Interessanterweise haben die bisherigen Daten kein erhöhtes COVID-19 Risiko bei Patienten, die eine Immuntherapie erhalten, gezeigt. Generell sollte daher die Therapie fortgesetzt werden.
Es ist darauf zu achten, dass Patienten, die zu Fieberkrämpfen neigen, konsequent mit nicht-steroidalen Antirheumatika behandelt werden.
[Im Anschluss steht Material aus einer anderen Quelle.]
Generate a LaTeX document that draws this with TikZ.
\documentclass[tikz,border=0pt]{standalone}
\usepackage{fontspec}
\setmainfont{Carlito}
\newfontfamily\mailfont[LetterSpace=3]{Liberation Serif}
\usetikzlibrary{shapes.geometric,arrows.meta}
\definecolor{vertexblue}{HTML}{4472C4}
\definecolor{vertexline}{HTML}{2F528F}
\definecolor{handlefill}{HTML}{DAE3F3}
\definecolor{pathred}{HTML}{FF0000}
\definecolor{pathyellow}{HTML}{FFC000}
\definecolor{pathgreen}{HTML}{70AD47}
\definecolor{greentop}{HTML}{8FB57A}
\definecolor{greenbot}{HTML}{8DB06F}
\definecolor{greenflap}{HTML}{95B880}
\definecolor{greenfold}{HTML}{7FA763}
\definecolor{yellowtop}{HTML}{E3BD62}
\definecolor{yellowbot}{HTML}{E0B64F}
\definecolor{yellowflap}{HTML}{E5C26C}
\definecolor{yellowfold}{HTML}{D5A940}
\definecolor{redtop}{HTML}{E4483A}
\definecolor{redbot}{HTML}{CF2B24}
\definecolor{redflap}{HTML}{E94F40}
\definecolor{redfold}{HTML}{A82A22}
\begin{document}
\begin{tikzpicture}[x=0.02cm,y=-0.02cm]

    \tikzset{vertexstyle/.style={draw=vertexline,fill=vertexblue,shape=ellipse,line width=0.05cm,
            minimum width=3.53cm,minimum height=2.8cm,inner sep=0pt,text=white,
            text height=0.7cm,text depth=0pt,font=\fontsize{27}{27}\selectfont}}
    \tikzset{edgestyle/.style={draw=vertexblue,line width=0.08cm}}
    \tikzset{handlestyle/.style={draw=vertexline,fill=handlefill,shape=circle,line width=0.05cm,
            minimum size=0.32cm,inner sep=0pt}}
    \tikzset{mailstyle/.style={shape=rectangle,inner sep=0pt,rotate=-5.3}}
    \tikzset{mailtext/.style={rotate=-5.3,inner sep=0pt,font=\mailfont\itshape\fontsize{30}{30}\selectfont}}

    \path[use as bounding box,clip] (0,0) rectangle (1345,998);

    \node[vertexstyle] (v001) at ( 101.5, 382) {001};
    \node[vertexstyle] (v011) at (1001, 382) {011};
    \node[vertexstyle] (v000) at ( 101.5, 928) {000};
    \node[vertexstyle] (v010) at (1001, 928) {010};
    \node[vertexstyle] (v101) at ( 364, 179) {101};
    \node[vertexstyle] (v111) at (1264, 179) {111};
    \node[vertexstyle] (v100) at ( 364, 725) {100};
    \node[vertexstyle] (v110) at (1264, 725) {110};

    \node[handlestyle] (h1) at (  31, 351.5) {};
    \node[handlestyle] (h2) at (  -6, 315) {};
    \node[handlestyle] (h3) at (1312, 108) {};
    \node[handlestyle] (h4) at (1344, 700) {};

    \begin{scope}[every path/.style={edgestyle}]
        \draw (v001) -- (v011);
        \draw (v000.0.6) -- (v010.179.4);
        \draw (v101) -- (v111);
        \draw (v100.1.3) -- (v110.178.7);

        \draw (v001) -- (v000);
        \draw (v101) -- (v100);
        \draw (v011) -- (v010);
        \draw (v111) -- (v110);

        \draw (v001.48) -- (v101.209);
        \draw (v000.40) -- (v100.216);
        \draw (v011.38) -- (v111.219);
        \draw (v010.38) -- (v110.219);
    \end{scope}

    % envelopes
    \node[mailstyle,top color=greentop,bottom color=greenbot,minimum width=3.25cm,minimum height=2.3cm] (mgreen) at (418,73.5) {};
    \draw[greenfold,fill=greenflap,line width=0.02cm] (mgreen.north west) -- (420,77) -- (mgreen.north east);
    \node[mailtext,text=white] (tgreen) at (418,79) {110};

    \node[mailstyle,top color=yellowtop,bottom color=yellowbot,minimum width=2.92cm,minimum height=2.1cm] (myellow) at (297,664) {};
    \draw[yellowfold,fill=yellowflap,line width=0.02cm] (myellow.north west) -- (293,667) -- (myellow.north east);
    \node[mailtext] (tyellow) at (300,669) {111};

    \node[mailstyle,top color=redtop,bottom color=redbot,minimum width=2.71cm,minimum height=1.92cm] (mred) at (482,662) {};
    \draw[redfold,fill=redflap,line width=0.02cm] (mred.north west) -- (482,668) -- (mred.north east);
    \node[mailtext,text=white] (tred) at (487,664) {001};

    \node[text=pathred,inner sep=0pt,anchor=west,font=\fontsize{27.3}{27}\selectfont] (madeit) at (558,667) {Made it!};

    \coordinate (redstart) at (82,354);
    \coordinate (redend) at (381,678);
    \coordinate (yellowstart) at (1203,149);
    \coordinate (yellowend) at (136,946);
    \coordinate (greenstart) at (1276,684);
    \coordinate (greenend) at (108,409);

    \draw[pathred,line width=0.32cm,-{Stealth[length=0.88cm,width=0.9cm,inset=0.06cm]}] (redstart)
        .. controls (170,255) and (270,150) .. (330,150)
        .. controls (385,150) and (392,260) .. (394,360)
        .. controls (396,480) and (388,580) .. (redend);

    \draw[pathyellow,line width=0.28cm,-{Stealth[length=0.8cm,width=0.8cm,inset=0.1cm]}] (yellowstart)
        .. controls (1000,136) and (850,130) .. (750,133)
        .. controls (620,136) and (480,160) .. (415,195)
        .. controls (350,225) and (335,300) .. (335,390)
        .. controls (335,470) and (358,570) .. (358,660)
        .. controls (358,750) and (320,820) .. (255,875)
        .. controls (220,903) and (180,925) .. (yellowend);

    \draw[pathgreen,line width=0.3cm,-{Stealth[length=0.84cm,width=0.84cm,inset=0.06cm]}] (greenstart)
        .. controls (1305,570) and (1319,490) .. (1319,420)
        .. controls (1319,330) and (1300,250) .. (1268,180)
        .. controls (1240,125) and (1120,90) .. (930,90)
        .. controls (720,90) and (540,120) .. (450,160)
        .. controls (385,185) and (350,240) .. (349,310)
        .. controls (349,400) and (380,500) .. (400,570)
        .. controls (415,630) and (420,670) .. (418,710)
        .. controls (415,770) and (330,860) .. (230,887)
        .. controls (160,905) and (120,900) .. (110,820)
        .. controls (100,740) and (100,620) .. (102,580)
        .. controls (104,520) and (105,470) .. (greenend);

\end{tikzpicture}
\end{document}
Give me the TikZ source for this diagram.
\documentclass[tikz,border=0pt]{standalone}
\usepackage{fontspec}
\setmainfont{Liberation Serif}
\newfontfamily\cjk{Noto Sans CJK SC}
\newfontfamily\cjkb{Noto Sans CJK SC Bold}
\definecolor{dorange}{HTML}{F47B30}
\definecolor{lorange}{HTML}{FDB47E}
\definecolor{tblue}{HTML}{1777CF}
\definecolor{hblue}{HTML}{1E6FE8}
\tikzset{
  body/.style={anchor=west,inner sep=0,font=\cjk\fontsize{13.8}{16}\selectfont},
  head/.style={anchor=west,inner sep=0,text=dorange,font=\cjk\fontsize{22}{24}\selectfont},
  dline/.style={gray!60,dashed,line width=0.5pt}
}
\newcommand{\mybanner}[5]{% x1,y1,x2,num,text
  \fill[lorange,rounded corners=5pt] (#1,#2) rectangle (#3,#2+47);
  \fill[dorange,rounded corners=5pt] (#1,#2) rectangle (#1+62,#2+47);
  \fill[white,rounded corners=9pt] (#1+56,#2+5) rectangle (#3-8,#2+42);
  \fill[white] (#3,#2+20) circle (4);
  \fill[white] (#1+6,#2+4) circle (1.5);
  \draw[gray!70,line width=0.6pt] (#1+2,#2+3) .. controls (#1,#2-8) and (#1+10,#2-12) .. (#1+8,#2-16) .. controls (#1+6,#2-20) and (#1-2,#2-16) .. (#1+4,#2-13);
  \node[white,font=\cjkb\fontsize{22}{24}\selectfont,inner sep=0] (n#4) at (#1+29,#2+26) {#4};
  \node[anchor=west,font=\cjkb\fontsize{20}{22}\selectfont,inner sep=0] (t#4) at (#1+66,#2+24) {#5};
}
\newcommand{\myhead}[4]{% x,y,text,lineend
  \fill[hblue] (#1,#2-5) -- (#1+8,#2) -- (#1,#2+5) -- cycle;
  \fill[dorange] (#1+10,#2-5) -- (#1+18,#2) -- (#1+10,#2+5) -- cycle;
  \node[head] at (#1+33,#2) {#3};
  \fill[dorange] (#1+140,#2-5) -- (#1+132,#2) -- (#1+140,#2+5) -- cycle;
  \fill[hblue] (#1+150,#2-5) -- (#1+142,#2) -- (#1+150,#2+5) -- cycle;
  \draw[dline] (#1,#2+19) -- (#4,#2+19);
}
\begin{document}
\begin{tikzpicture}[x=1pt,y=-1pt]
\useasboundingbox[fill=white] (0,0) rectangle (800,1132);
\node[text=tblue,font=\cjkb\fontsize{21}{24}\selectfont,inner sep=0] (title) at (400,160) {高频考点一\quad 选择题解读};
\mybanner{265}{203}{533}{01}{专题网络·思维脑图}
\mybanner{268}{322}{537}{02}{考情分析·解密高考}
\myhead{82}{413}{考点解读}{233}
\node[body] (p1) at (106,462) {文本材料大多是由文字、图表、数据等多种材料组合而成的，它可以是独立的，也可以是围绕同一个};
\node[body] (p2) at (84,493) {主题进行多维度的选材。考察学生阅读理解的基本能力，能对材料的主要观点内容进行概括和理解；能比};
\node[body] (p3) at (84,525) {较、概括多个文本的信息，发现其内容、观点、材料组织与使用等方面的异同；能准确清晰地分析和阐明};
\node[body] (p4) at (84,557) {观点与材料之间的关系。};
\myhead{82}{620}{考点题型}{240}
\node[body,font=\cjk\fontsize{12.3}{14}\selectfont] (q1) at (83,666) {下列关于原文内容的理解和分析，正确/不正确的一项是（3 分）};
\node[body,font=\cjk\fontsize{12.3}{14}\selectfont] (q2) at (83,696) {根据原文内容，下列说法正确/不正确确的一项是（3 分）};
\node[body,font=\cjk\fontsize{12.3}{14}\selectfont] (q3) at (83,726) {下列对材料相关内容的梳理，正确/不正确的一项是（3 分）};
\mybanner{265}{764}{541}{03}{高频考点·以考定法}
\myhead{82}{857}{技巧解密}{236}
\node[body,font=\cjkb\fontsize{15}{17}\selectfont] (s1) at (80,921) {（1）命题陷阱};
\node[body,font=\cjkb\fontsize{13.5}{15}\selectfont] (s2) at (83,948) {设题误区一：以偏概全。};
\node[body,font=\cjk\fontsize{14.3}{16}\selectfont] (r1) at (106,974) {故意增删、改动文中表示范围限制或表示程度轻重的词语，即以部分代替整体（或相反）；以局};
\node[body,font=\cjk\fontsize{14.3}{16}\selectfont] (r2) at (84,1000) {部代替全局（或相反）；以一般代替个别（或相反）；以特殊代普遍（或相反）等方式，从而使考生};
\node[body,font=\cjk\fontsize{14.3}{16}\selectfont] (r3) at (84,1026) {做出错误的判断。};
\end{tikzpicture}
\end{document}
Außerdem können im Falle eines lebensbedrohlichen respiratorischen Syndroms neuropathologische Veränderungen leicht übersehen werden und daher ist eine diesbezügliche prophylaktische Untersuchung in Betracht zu ziehen, z.B. CT oder MRI. Obwohl die positiv end-expiratorische Druckbeatmung zu intrakranialer Druckerhöhung führen kann, ist diese Therapie in schweren Verläufen von SARS-CoV-2 alternativlos
Leider hat sich generell auch gezeigt, dass weniger Fälle mit zerebraler Ischämie in Krankenhäuser aufgenommen wurden, wahrscheinlich, weil Patienten mit nicht-lebensbedrohlichen Symptomen das Krankenhaus unter Pandemiebedingungen meiden. Die Behandlung von eingelieferten Patienten mit einer Ischämie und COVID-19, sollten nach dem Standardprotokoll behandelt werden und die entsprechenden Hygienemaßnahmen umgesetzt werden.
Publikation:
Berlit P, Bösel J, Gahn G, Isenmann S, Meuth SG, Nolte CH, Pawlitzki M, Rosenow F, Schoser B, Thomalla G, Hummel T. Neurol Res Pract. 2020 Dec 2;2:51. doi:10.1186/s42466-020-00097-7. PMID: 33283160; PMCID: PMC7708894.